Hybrid Models in Disaster Recovery
Historically, an internal site was thought to be faster at recovering data than an external one, but increasingly, external sites are being utilized as hybrid cloud infrastructure allows for speedier data recovery. By using a mix of company-owned, on-premise data centers, colocation data center providers, and public infrastructure as a service (IaaS) such as Microsoft Azure, a hybrid cloud infrastructure can pass information between internal and external data recovery sites via a wide access network, or WAN. This allows businesses to access the storage resources of a public recovery cloud while maintaining critical data in a private cloud. For companies with a lot of data or high-volume computation, the hybrid cloud infrastructure allows for full, complex coverage in response to an unplanned disaster. By opting for a third-party colocation center as described here, companies are able to secure physical resources without the added difficulty of maintaining their own facility. The data they need to restore quickly following a disaster is stored on a public or private cloud, enabling them to get operations running again quickly; and the data they need to be secured is stored securely to be recovered in due time. In that sense, businesses that opt for this hybrid IT model are getting the best of both worlds: secure facilities, flexible storage, and an overall guarantee of protection in the event of an emergency.
When choosing a data recovery site, businesses need to review their needs and emergency priorities to evaluate what model is right for them. The location must be made a priority for factors beyond the distance from the primary facilities, as the data center must be far from environmental and human-derived disasters, accessible from roads and highways, and connected to well-maintained power generators and systems. Choices must be made between the different data center tiers and their respective reliability metrics, as different options are best for different types of data storage, depending on the business’s needs. And thought should be given to the center’s capacity for expansion, should the business grow and find itself needing more backup server space.

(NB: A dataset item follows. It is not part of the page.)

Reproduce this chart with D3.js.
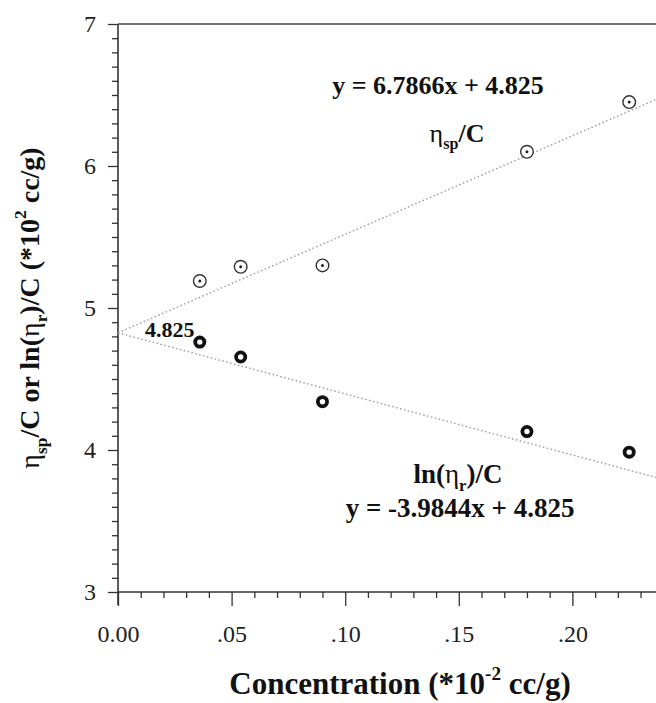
<!DOCTYPE html>
<html>
<head>
<meta charset="utf-8">
<script src="https://cdnjs.cloudflare.com/ajax/libs/d3/7.8.5/d3.min.js"></script>
<style>
  body { margin: 0; background: #fff; }
  svg { display: block; font-family: "Liberation Serif", "Times New Roman", serif; }
  .axis path { display: none; }
  .axis line { stroke: #333; stroke-width: 1.3; }
  .axis text { fill: #222; font-size: 24px; font-family: "Liberation Serif", "Times New Roman", serif; }
</style>
</head>
<body>
<div id="chart"></div>
<script>
// data
const conc = [0.036, 0.054, 0.090, 0.180, 0.225];
const etaSpC = [5.19, 5.29, 5.30, 6.10, 6.45];
const lnEtaRC = [4.76, 4.655, 4.34, 4.13, 3.985];

// dotted fit lines as drawn (start and end)
const fitX = [0, 0.25];
const fitUpper = [4.825, 6.56];
const fitLower = [4.825, 3.75];

const xMajor = [0, 0.05, 0.10, 0.15, 0.20];
const xLabels = ["0.00", ".05", ".10", ".15", ".20"];
const yMajor = [3, 4, 5, 6, 7];

const width = 656;
const height = 703;

const svg = d3.select("#chart")
  .append("svg")
  .attr("width", width)
  .attr("height", height);

const x = d3.scaleLinear().domain([0, 0.25]).range([118, 686]);
const y = d3.scaleLinear().domain([3, 7]).range([592, 24]);

// minor ticks
const xMinor = d3.range(0, 0.2501, 0.01).filter(v => Math.abs(v * 20 - Math.round(v * 20)) > 1e-6);
const yMinor = d3.range(3, 7.001, 0.1).filter(v => Math.abs(v - Math.round(v)) > 1e-6);

svg.append("g")
  .attr("class", "axis")
  .attr("transform", `translate(0,${y(3)})`)
  .call(d3.axisBottom(x).tickValues(xMinor).tickSize(6).tickFormat(""));

svg.append("g")
  .attr("class", "axis")
  .attr("transform", `translate(0,${y(3)})`)
  .call(d3.axisBottom(x).tickValues(xMajor).tickSize(14).tickPadding(19)
    .tickFormat((d, i) => xLabels[i]));

svg.append("g")
  .attr("class", "axis")
  .attr("transform", `translate(${x(0)},0)`)
  .call(d3.axisLeft(y).tickValues(yMinor).tickSize(6).tickFormat(""));

svg.append("g")
  .attr("class", "axis")
  .attr("transform", `translate(${x(0)},0)`)
  .call(d3.axisLeft(y).tickValues(yMajor).tickSize(10).tickPadding(12).tickFormat(d3.format("d")));

// frame lines
svg.append("line")
  .attr("x1", x(0)).attr("x2", x(0))
  .attr("y1", y(7)).attr("y2", y(3) + 13)
  .attr("stroke", "#333").attr("stroke-width", 1.6);
svg.append("line")
  .attr("x1", x(0)).attr("x2", width)
  .attr("y1", y(3)).attr("y2", y(3))
  .attr("stroke", "#333").attr("stroke-width", 1.6);
svg.append("line")
  .attr("x1", x(0)).attr("x2", width)
  .attr("y1", y(7)).attr("y2", y(7))
  .attr("stroke", "#444").attr("stroke-width", 1.4);

// fit lines
const line = d3.line().x(d => x(d[0])).y(d => y(d[1]));
[fitUpper, fitLower].forEach(vals => {
  svg.append("path")
    .datum(fitX.map((v, i) => [v, vals[i]]))
    .attr("d", line)
    .attr("fill", "none")
    .attr("stroke", "#999")
    .attr("stroke-width", 1.4)
    .attr("stroke-dasharray", "1.5,2.5");
});

// eta_sp/C markers: open circle with centre dot
const sp = svg.append("g");
sp.selectAll("circle.ring")
  .data(conc)
  .join("circle")
  .attr("class", "ring")
  .attr("cx", d => x(d))
  .attr("cy", (d, i) => y(etaSpC[i]))
  .attr("r", 6.3)
  .attr("fill", "#fff")
  .attr("stroke", "#333")
  .attr("stroke-width", 1.4);
sp.selectAll("circle.dot")
  .data(conc)
  .join("circle")
  .attr("class", "dot")
  .attr("cx", d => x(d))
  .attr("cy", (d, i) => y(etaSpC[i]))
  .attr("r", 1.5)
  .attr("fill", "#222");

// ln(eta_r)/C markers: thick black ring
svg.append("g").selectAll("circle")
  .data(conc)
  .join("circle")
  .attr("cx", d => x(d))
  .attr("cy", (d, i) => y(lnEtaRC[i]))
  .attr("r", 4.6)
  .attr("fill", "#fff")
  .attr("stroke", "#111")
  .attr("stroke-width", 3.8);

// annotations (centred by measuring the whole text, tspans and all)
function label(tx, ty, parts, size, anchor, rotate) {
  const g = svg.append("g")
    .attr("transform", `translate(${tx},${ty})` + (rotate ? ` rotate(${rotate})` : ""));
  const t = g.append("text")
    .attr("x", 0).attr("y", 0)
    .attr("font-size", size)
    .attr("font-weight", "bold")
    .attr("fill", "#111");
  parts.forEach(p => {
    const s = t.append("tspan").text(p.t);
    if (p.sub) s.attr("font-size", size * 0.62).attr("dy", size * 0.28);
    if (p.sup) s.attr("font-size", size * 0.62).attr("dy", -size * 0.45);
    if (p.back) s.attr("dy", p.back);
    if (p.normal) s.attr("font-weight", "normal");
  });
  if (anchor !== "start") {
    const w = t.node().getComputedTextLength();
    t.attr("x", -w / 2);
  }
  return t;
}

label(438, 94, [{ t: "y = 6.7866x + 4.825" }], 26);
label(457, 142, [{ t: "η", normal: true }, { t: "sp", sub: true }, { t: "/C", back: -26 * 0.28 }], 26);
label(145, 337, [{ t: "4.825" }], 22, "start");
label(458, 483, [{ t: "ln(" }, { t: "η", normal: true }, { t: "r", sub: true }, { t: ")/C", back: -27 * 0.28 }], 27);
label(460, 517, [{ t: "y = -3.9844x + 4.825" }], 27);

// axis titles
label(400, 694, [{ t: "Concentration (*10" }, { t: "-2", sup: true }, { t: " cc/g)", back: 31 * 0.45 }], 31);

label(39, 308, [{ t: "η", normal: true }, { t: "sp", sub: true }, { t: "/C or ln(", back: -28 * 0.28 },
  { t: "η", normal: true }, { t: "r", sub: true }, { t: ")/C (*10", back: -28 * 0.28 },
  { t: "2", sup: true }, { t: " cc/g)", back: 28 * 0.45 }], 28, "middle", -90);
</script>
</body>
</html>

Each decision impacts the overall disaster plan and affects the cost of putting the plan into action.
The value of a disaster recovery data center that is right for each individual business’s needs is not to be underestimated. Should an unexpected disaster occur, the businesses that take these precautions will be prepared because they evaluated their options and invested in a data center that was the right fit for their recovery needs. By preparing for the very worst, businesses are protecting their data, and with it, their customers. With the many options available, it is important that businesses evaluate these needs ahead of time, so they can rest easy knowing they are ready for anything.